### Requirements
Copy out the listing that follows, exact in every word, and skip the images.

──────────────────────────────

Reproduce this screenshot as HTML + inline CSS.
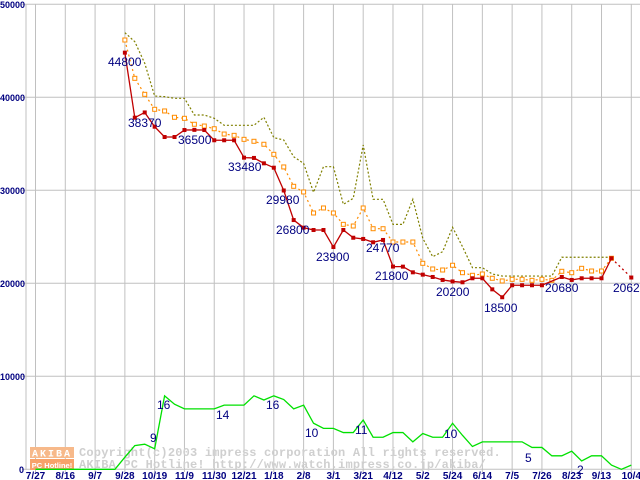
<!DOCTYPE html>
<html><head><meta charset="utf-8"><style>
html,body{margin:0;padding:0;background:#fff;}
svg{display:block;}
</style></head><body>
<svg id="chart" width="640" height="480" xmlns="http://www.w3.org/2000/svg" font-family="'Liberation Sans', sans-serif">
<g id="grid"></g>
<g id="wm">
  <rect x="30" y="447" width="44" height="11" fill="#f7b98a"/>
  <rect x="30" y="459" width="44" height="11" fill="#f7a26a"/>
  <text x="52" y="456.5" font-size="10" font-weight="bold" fill="#fff" text-anchor="middle" letter-spacing="2" font-family="'Liberation Mono', monospace">AKIBA</text>
  <text x="52" y="468" font-size="7.5" font-weight="bold" fill="#fff" text-anchor="middle">PC Hotline!</text>
  <text x="79" y="456" font-size="12" font-weight="bold" fill="#cfcfcf" letter-spacing="0.2" font-family="'Liberation Mono', monospace">Copyright(c)2003 impress corporation All rights reserved.</text>
  <text x="79" y="468" font-size="12" font-weight="bold" fill="#cfcfcf" letter-spacing="0.2" font-family="'Liberation Mono', monospace">AKIBA PC Hotline! http://www.watch.impress.co.jp/akiba/</text>
</g>
<g id="series"></g>
<g id="labels"></g>
</svg>
<script>
const tickLabels=["7/27","8/16","9/7","9/28","10/19","11/9","11/30","12/21","1/18","2/8","3/1","3/21","4/12","5/2","5/24","6/14","7/5","7/26","8/23","9/13","10/4"];
const yTicks=[0,10000,20000,30000,40000,50000];
// weekly index k: 0 = 7/27 ; price series start at k=9
const redStart=9;
const redValues=[44800,37810,38370,36840,35730,35730,36480,36500,36480,35380,35380,35380,33510,33480,32900,32430,29980,26800,25980,25730,25730,23900,25730,24900,24770,24410,24660,21800,21790,21180,20930,20680,20360,20200,20110,20540,20540,19350,18500,19790,19790,19790,19790,null,20680,20360,20540,20540,20540,22690,null,20620];
const orangeValues=[46160,42040,40320,38710,38530,37850,37740,37100,36910,36620,36050,35910,35480,35270,34950,33870,32510,30430,29820,27560,28100,27560,26340,26160,28100,25870,25870,24440,24440,24440,22150,21540,21430,21940,21140,20860,21000,20540,20250,20430,20430,20320,20430,20320,21290,21140,21610,21320,21320,22690];
const oliveValues=[46950,45980,43660,40140,40070,39890,39890,38100,38100,37740,36990,36990,36990,36990,37850,35660,35410,33610,32900,29780,32540,32540,28490,29140,34870,29030,29030,26340,26340,29030,24840,22860,23400,26020,23940,21680,21680,21000,20780,20780,20780,20780,20780,20780,22800,22800,22800,22800,22800,22800];
const countValues=[0,0,0,0,0,0,0,0,0,2.6,5.1,5.4,4.4,15.8,14,13,13,13,13,13.8,13.8,13.8,15.8,14.9,15.8,15,13,13.8,9.9,8.8,8.8,7.9,7.9,10.6,6.9,6.9,7.9,7.9,5.9,7.7,6.9,6.9,9.9,7.3,4.9,5.9,5.9,5.9,5.9,5.9,4.7,4.7,2.9,2.9,3.9,1.8,2.9,2.9,0.9,0,0.9];
const priceLabels=[{k:9,v:"44800",x:108,y:66},{k:10,v:"38370",x:128,y:127},{k:16,v:"36500",x:178,y:144},{k:22,v:"33480",x:228,y:171},{k:25,v:"29980",x:266,y:204},{k:26,v:"26800",x:276,y:234},{k:30,v:"23900",x:316,y:261},{k:33,v:"24770",x:366,y:252},{k:36,v:"21800",x:375,y:280},{k:42,v:"20200",x:436,y:296},{k:47,v:"18500",x:484,y:312},{k:53,v:"20680",x:545,y:292},{k:60,v:"20620",x:613,y:292}];
const countLabels=[{v:"9",x:150,y:442},{v:"16",x:157,y:409},{v:"14",x:216,y:419},{v:"16",x:266,y:409},{v:"10",x:305,y:437},{v:"11",x:355,y:434},{v:"10",x:444,y:438},{v:"5",x:525,y:462},{v:"2",x:577,y:474}];

const NS="http://www.w3.org/2000/svg";
function xk(k){return 35.5+9.93*k;}
function yv(v){return 4.3+(50000-v)*0.0093;}
function yc(c){return yv(c*500);}
function mk(tag,attrs,parent){const e=document.createElementNS(NS,tag);for(const a in attrs)e.setAttribute(a,attrs[a]);parent.appendChild(e);return e;}
const grid=document.getElementById('grid');
yTicks.forEach(v=>{
  const l=mk('line',{x1:22,x2:640,y1:yv(v),y2:yv(v),stroke:'#c0c0c0','stroke-width':1},grid);
  
  
  const t=mk('text',{x:v===0?19:0,y:yv(v)+3.5,'font-size':9,'font-weight':'bold',fill:'#000080'},grid);
  t.textContent=String(v);
  
  
});
const ax=mk('line',{x1:26,x2:26,y1:4,y2:470,stroke:'#c0c0c0'},grid);


tickLabels.forEach((s,i)=>{
  const x=xk(i*3);
  const l=mk('line',{x1:x,x2:x,y1:4,y2:472,stroke:'#c0c0c0'},grid);
  
  
  const t=mk('text',{x:x,y:479,'font-size':10,'font-weight':'bold',fill:'#000080','text-anchor':'middle'},grid);
  t.textContent=s;
  
  
});
const S=document.getElementById('series');
function pts(vals,start,fy){const p=[];vals.forEach((v,i)=>{if(v!==null)p.push([xk(start+i),fy(v)]);});return p;}
// olive max line
const op=pts(oliveValues,redStart,yv);
const ol=mk('polyline',{points:op.map(p=>p.join(',')).join(' '),fill:'none',stroke:'#808000','stroke-width':1.2,'stroke-dasharray':'2,2'},S);


// orange average
const orp=pts(orangeValues,redStart,yv);
const orl=mk('polyline',{points:orp.map(p=>p.join(',')).join(' '),fill:'none',stroke:'#ff8c00','stroke-width':1.2,'stroke-dasharray':'2,3'},S);


orp.forEach(p=>{
  const r=mk('rect',{x:p[0]-2,y:p[1]-2,width:4,height:4,fill:'#fff',stroke:'#ff8c00','stroke-width':1},S);
  
  
});
// red min
const rp=pts(redValues,redStart,yv);
const solid=rp.slice(0,rp.length-1);
const rl=mk('polyline',{points:solid.map(p=>p.join(',')).join(' '),fill:'none',stroke:'#c00000','stroke-width':1.3},S);


const last=rp[rp.length-1],prev=rp[rp.length-2];
const rd=mk('line',{x1:prev[0],y1:prev[1],x2:last[0],y2:last[1],stroke:'#c00000','stroke-width':1.3,'stroke-dasharray':'2,3'},S);


rp.forEach(p=>{
  const r=mk('rect',{x:p[0]-2,y:p[1]-2,width:4,height:4,fill:'#c00000'},S);
  
  
});
// green count
const gp=pts(countValues,0,yc);
const gl=mk('polyline',{points:gp.map(p=>p.join(',')).join(' '),fill:'none',stroke:'#00e000','stroke-width':1.3},S);


const L=document.getElementById('labels');
priceLabels.forEach(o=>{
  const t=mk('text',{x:o.x,y:o.y,'font-size':12,fill:'#000080'},L);
  t.textContent=o.v;
  
  
});
countLabels.forEach(o=>{
  const t=mk('text',{x:o.x,y:o.y,'font-size':12,fill:'#000080'},L);
  t.textContent=o.v;
  
  
});
</script>
</body></html>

──────────────────────────────

### Result below
Reproduce this screenshot as HTML + inline CSS.
<!DOCTYPE html>
<html><head><meta charset="utf-8"><style>
html,body{margin:0;padding:0;background:#fff;}
svg{display:block;}
</style></head><body>
<svg id="chart" width="640" height="480" xmlns="http://www.w3.org/2000/svg" font-family="'Liberation Sans', sans-serif">
<g id="grid"></g>
<g id="wm">
  <rect x="30" y="447" width="44" height="11" fill="#f7b98a"/>
  <rect x="30" y="459" width="44" height="11" fill="#f7a26a"/>
  <text x="52" y="456.5" font-size="10" font-weight="bold" fill="#fff" text-anchor="middle" letter-spacing="2" font-family="'Liberation Mono', monospace">AKIBA</text>
  <text x="52" y="468" font-size="7.5" font-weight="bold" fill="#fff" text-anchor="middle">PC Hotline!</text>
  <text x="79" y="456" font-size="12" font-weight="bold" fill="#cfcfcf" letter-spacing="0.2" font-family="'Liberation Mono', monospace">Copyright(c)2003 impress corporation All rights reserved.</text>
  <text x="79" y="468" font-size="12" font-weight="bold" fill="#cfcfcf" letter-spacing="0.2" font-family="'Liberation Mono', monospace">AKIBA PC Hotline! http://www.watch.impress.co.jp/akiba/</text>
</g>
<g id="series"></g>
<g id="labels"></g>
</svg>
<script>
const tickLabels=["7/27","8/16","9/7","9/28","10/19","11/9","11/30","12/21","1/18","2/8","3/1","3/21","4/12","5/2","5/24","6/14","7/5","7/26","8/23","9/13","10/4"];
const yTicks=[0,10000,20000,30000,40000,50000];
// weekly index k: 0 = 7/27 ; price series start at k=9
const redStart=9;
const redValues=[44800,37810,38370,36840,35730,35730,36480,36500,36480,35380,35380,35380,33510,33480,32900,32430,29980,26800,25980,25730,25730,23900,25730,24900,24770,24410,24660,21800,21790,21180,20930,20680,20360,20200,20110,20540,20540,19350,18500,19790,19790,19790,19790,null,20680,20360,20540,20540,20540,22690,null,20620];
const orangeValues=[46160,42040,40320,38710,38530,37850,37740,37100,36910,36620,36050,35910,35480,35270,34950,33870,32510,30430,29820,27560,28100,27560,26340,26160,28100,25870,25870,24440,24440,24440,22150,21540,21430,21940,21140,20860,21000,20540,20250,20430,20430,20320,20430,20320,21290,21140,21610,21320,21320,22690];
const oliveValues=[46950,45980,43660,40140,40070,39890,39890,38100,38100,37740,36990,36990,36990,36990,37850,35660,35410,33610,32900,29780,32540,32540,28490,29140,34870,29030,29030,26340,26340,29030,24840,22860,23400,26020,23940,21680,21680,21000,20780,20780,20780,20780,20780,20780,22800,22800,22800,22800,22800,22800];
const countValues=[0,0,0,0,0,0,0,0,0,2.6,5.1,5.4,4.4,15.8,14,13,13,13,13,13.8,13.8,13.8,15.8,14.9,15.8,15,13,13.8,9.9,8.8,8.8,7.9,7.9,10.6,6.9,6.9,7.9,7.9,5.9,7.7,6.9,6.9,9.9,7.3,4.9,5.9,5.9,5.9,5.9,5.9,4.7,4.7,2.9,2.9,3.9,1.8,2.9,2.9,0.9,0,0.9];
const priceLabels=[{k:9,v:"44800",x:108,y:66},{k:10,v:"38370",x:128,y:127},{k:16,v:"36500",x:178,y:144},{k:22,v:"33480",x:228,y:171},{k:25,v:"29980",x:266,y:204},{k:26,v:"26800",x:276,y:234},{k:30,v:"23900",x:316,y:261},{k:33,v:"24770",x:366,y:252},{k:36,v:"21800",x:375,y:280},{k:42,v:"20200",x:436,y:296},{k:47,v:"18500",x:484,y:312},{k:53,v:"20680",x:545,y:292},{k:60,v:"20620",x:613,y:292}];
const countLabels=[{v:"9",x:150,y:442},{v:"16",x:157,y:409},{v:"14",x:216,y:419},{v:"16",x:266,y:409},{v:"10",x:305,y:437},{v:"11",x:355,y:434},{v:"10",x:444,y:438},{v:"5",x:525,y:462},{v:"2",x:577,y:474}];

const NS="http://www.w3.org/2000/svg";
function xk(k){return 35.5+9.93*k;}
function yv(v){return 4.3+(50000-v)*0.0093;}
function yc(c){return yv(c*500);}
function mk(tag,attrs,parent){const e=document.createElementNS(NS,tag);for(const a in attrs)e.setAttribute(a,attrs[a]);parent.appendChild(e);return e;}
const grid=document.getElementById('grid');
yTicks.forEach(v=>{
  const l=mk('line',{x1:22,x2:640,y1:yv(v),y2:yv(v),stroke:'#c0c0c0','stroke-width':1},grid);
  
  
  const t=mk('text',{x:v===0?19:0,y:yv(v)+3.5,'font-size':9,'font-weight':'bold',fill:'#000080'},grid);
  t.textContent=String(v);
  
  
});
const ax=mk('line',{x1:26,x2:26,y1:4,y2:470,stroke:'#c0c0c0'},grid);


tickLabels.forEach((s,i)=>{
  const x=xk(i*3);
  const l=mk('line',{x1:x,x2:x,y1:4,y2:472,stroke:'#c0c0c0'},grid);
  
  
  const t=mk('text',{x:x,y:479,'font-size':10,'font-weight':'bold',fill:'#000080','text-anchor':'middle'},grid);
  t.textContent=s;
  
  
});
const S=document.getElementById('series');
function pts(vals,start,fy){const p=[];vals.forEach((v,i)=>{if(v!==null)p.push([xk(start+i),fy(v)]);});return p;}
// olive max line
const op=pts(oliveValues,redStart,yv);
const ol=mk('polyline',{points:op.map(p=>p.join(',')).join(' '),fill:'none',stroke:'#808000','stroke-width':1.2,'stroke-dasharray':'2,2'},S);


// orange average
const orp=pts(orangeValues,redStart,yv);
const orl=mk('polyline',{points:orp.map(p=>p.join(',')).join(' '),fill:'none',stroke:'#ff8c00','stroke-width':1.2,'stroke-dasharray':'2,3'},S);


orp.forEach(p=>{
  const r=mk('rect',{x:p[0]-2,y:p[1]-2,width:4,height:4,fill:'#fff',stroke:'#ff8c00','stroke-width':1},S);
  
  
});
// red min
const rp=pts(redValues,redStart,yv);
const solid=rp.slice(0,rp.length-1);
const rl=mk('polyline',{points:solid.map(p=>p.join(',')).join(' '),fill:'none',stroke:'#c00000','stroke-width':1.3},S);


const last=rp[rp.length-1],prev=rp[rp.length-2];
const rd=mk('line',{x1:prev[0],y1:prev[1],x2:last[0],y2:last[1],stroke:'#c00000','stroke-width':1.3,'stroke-dasharray':'2,3'},S);


rp.forEach(p=>{
  const r=mk('rect',{x:p[0]-2,y:p[1]-2,width:4,height:4,fill:'#c00000'},S);
  
  
});
// green count
const gp=pts(countValues,0,yc);
const gl=mk('polyline',{points:gp.map(p=>p.join(',')).join(' '),fill:'none',stroke:'#00e000','stroke-width':1.3},S);


const L=document.getElementById('labels');
priceLabels.forEach(o=>{
  const t=mk('text',{x:o.x,y:o.y,'font-size':12,fill:'#000080'},L);
  t.textContent=o.v;
  
  
});
countLabels.forEach(o=>{
  const t=mk('text',{x:o.x,y:o.y,'font-size':12,fill:'#000080'},L);
  t.textContent=o.v;
  
  
});
</script>
</body></html>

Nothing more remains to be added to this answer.